‘Increased confidence’ as Tasmania looks to tap incentive market

While the majority of business events in Tasmania scheduled for 2020 would still go ahead next year, the state has estimated it has lost around $50 million in conference spending this year.

Business Events Tasmania (BET) says 20 events were cancelled, stripping $8.4 million in direct conference expenditure from the economy, but another 69 would still go ahead, mostly next year, bringing in $44 million in direct expenditure.

“There is no doubt that the pandemic has had a huge impact on Tasmania’s business events industry, and the reach is wide,” BET chief executive Marnie Craig told The Mercury.

“As well as those working specifically to cater for conferences and business events, the cancellation of conferences has a flow-on effect to hotel, restaurants, and experience operators.”

Craig said the international border closures presented Tasmania with an opportunity to tap into the domestic corporate incentive market.

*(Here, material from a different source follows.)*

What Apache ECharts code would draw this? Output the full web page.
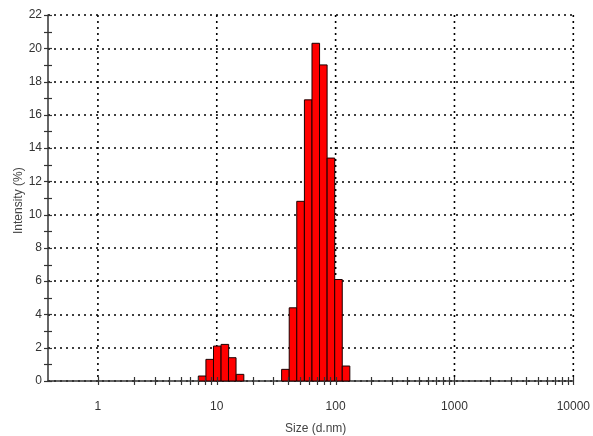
<!DOCTYPE html>
<html>
<head>
<meta charset="utf-8">
<script src="https://cdn.jsdelivr.net/npm/echarts@6/dist/echarts.min.js"></script>
<style>
html,body{margin:0;padding:0;background:#fff;}
#chart{width:593px;height:436px;}
</style>
</head>
<body>
<div id="chart"></div>
<script>
// Bin centre sizes (d.nm) and intensities (%)
var sizes = [7.53, 8.72, 10.1, 11.7, 13.5, 15.7, 37.8, 43.8, 50.7, 58.8, 68.1, 78.8, 91.3, 105.7, 122.4];
var intensity = [0.3, 1.3, 2.1, 2.2, 1.4, 0.4, 0.7, 4.4, 10.8, 16.9, 20.3, 19.0, 13.4, 6.1, 0.9];
var xTickLabels = [1, 10, 100, 1000, 10000];
var yTickLabels = [0, 2, 4, 6, 8, 10, 12, 14, 16, 18, 20, 22];
var xTitle = 'Size (d.nm)';
var yTitle = 'Intensity (%)';

var BIN_STEP = Math.log10(25000) / 69; // log-width of one size class
var X_MIN = -0.42, X_MAX = 4;

var barData = sizes.map(function (s, i) { return [Math.log10(s), intensity[i]]; });

var xMinorTicks = [];
for (var d = 0; d < 4; d++) {
  for (var m = 1; m <= 9; m++) xMinorTicks.push(Math.log10(m * Math.pow(10, d)));
}
xMinorTicks.push(4);
var yTicks = [];
for (var k = 0; k <= 22; k++) yTicks.push(k);

var DOT = [2, 4];
var FONT = 'Liberation Sans, Arial, sans-serif';

var chart = echarts.init(document.getElementById('chart'), null, { renderer: 'canvas' });
chart.setOption({
  animation: false,
  backgroundColor: '#fff',
  grid: { left: 48, right: 18, top: 15, bottom: 55, containLabel: false },
  xAxis: {
    type: 'value', min: X_MIN, max: X_MAX,
    axisLine: { show: true, onZero: false, lineStyle: { color: '#333', width: 1.5 } },
    axisTick: { show: false },
    splitLine: { show: false },
    axisLabel: {
      show: true, margin: 20, fontSize: 12, color: '#333', fontFamily: FONT,
      customValues: xTickLabels.map(function (v) { return Math.log10(v); }),
      formatter: function (v) { return String(Math.round(Math.pow(10, v))); }
    }
  },
  yAxis: {
    type: 'value', min: 0, max: 22, interval: 2,
    axisLine: { show: true, onZero: false, lineStyle: { color: '#333', width: 1.5 } },
    axisTick: { show: false },
    splitLine: { show: true, lineStyle: { color: '#000', width: 1.6, type: DOT } },
    axisLabel: { show: true, margin: 6, fontSize: 12, color: '#333', fontFamily: FONT }
  },
  graphic: [
    { type: 'text', left: 285, top: 423, style: { text: xTitle, fill: '#444', font: '12px ' + FONT } },
    { type: 'text', x: 13, y: 234, rotation: Math.PI / 2, style: { text: yTitle, fill: '#444', font: '12px ' + FONT } }
  ],
  series: [
    {
      type: 'custom', silent: true, clip: false, z: 1,
      data: [[0, 0]],
      renderItem: function (params, api) {
        var children = [];
        var yTop = api.coord([0, 22])[1], yBot = api.coord([0, 0])[1];
        xTickLabels.forEach(function (v) {
          var x = api.coord([Math.log10(v), 0])[0];
          children.push({ type: 'line', shape: { x1: x, y1: yTop, x2: x, y2: yBot },
            style: { stroke: '#000', lineWidth: 1.6, lineDash: DOT } });
        });
        return { type: 'group', children: children };
      }
    },
    {
      type: 'custom', name: 'Intensity', z: 3,
      data: barData,
      renderItem: function (params, api) {
        var lx = api.value(0);
        var p0 = api.coord([lx - BIN_STEP / 2, 0]);
        var p1 = api.coord([lx + BIN_STEP / 2, api.value(1)]);
        return {
          type: 'rect',
          shape: { x: p0[0], y: p1[1], width: p1[0] - p0[0], height: p0[1] - p1[1] },
          style: { fill: '#ff0000', stroke: '#1a0000', lineWidth: 1 }
        };
      }
    },
    {
      type: 'custom', silent: true, clip: false, z: 5,
      data: [[0, 0]],
      renderItem: function (params, api) {
        var children = [];
        var y0 = api.coord([X_MIN, 0])[1], x0 = api.coord([X_MIN, 0])[0];
        xMinorTicks.forEach(function (v) {
          var x = Math.round(api.coord([v, 0])[0]) + 0.5;
          children.push({ type: 'line', shape: { x1: x, y1: y0 - 4, x2: x, y2: y0 + 4 },
            style: { stroke: '#333', lineWidth: 1.2 } });
        });
        yTicks.forEach(function (v) {
          var y = Math.round(api.coord([X_MIN, v])[1]) + 0.5;
          children.push({ type: 'line', shape: { x1: x0 - 4, y1: y, x2: x0 + 4, y2: y },
            style: { stroke: '#333', lineWidth: 1.2 } });
        });
        return { type: 'group', children: children };
      }
    }
  ]
});
</script>
</body>
</html>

“We’re seeing increased demand from the corporate and incentive market with an expected 30 per cent increase in delegates coming to Tasmania in February 2021 compared to the same month in 2019, with four times the number of room nights,” Craig said.

Hotel Grand Chancellor general manager Ralph Freckelton told The Mercury there was “a lot of optimism in the industry and as restrictions ease”.

“Hobart and Tasmania is seen as a safe place and we’re receiving a lot of enquiries for events that would normally have gone overseas,” he said.

“How we will operate those events is evolving as the restrictions change, but generally business events are seen as low risk because the environment is very controlled.”